Are Palace really better than the incredible numbers who turn up to Plymouth or Pompey, two teams who nearly died, in League Two? Has anyone watched Leicester this season? Their atmosphere is incredible, showing what can be done with the much derided clackers (no, please don’t resurrect them Paul). Are Palace louder than Stoke, Spurs or West Ham? Not for me. And how many did they have roaring them to Championship success? Fourteen, fifteen, nineteen thousand max. You can argue what you like about the noise coming from bigger clubs but to state that Palace are the best example of home support in the country is laughable. Argus ratings one, reality nil.

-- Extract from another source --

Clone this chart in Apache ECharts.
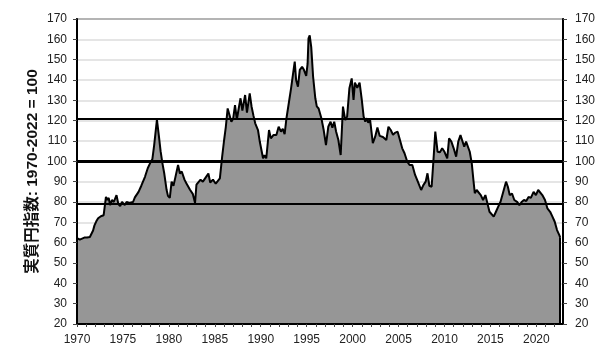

Recently I was on The Albion Roar and we discussed timings of games that have been rearranged by Sky to death. One of my points was that, in this day and age, you are on very thin ground when mocking attendance figures. You risk thumbing your nose at fans for not paying sixty or seventy quid for a ticket, or not being able to travel the length of the country on a Monday, Tuesday or Thursday night. You risk deriding people for missing five o’clock kick offs as there are in the Europa league or suddenly not being able to go to a game that has been rearranged twice, as with Reading. It is not the fans who we should be having a pop at, it’s the system and the game, one that is in danger of eating itself.
So yes, Andy, we do need the fans to turn up and make some noise. But in this day and age, what’s needed for that isn’t just a successful team. It’s reasonably and consistently priced tickets and Saturday 3pm kick offs. Maybe someone with a journalistic platform could turn their attention to campaigning for both?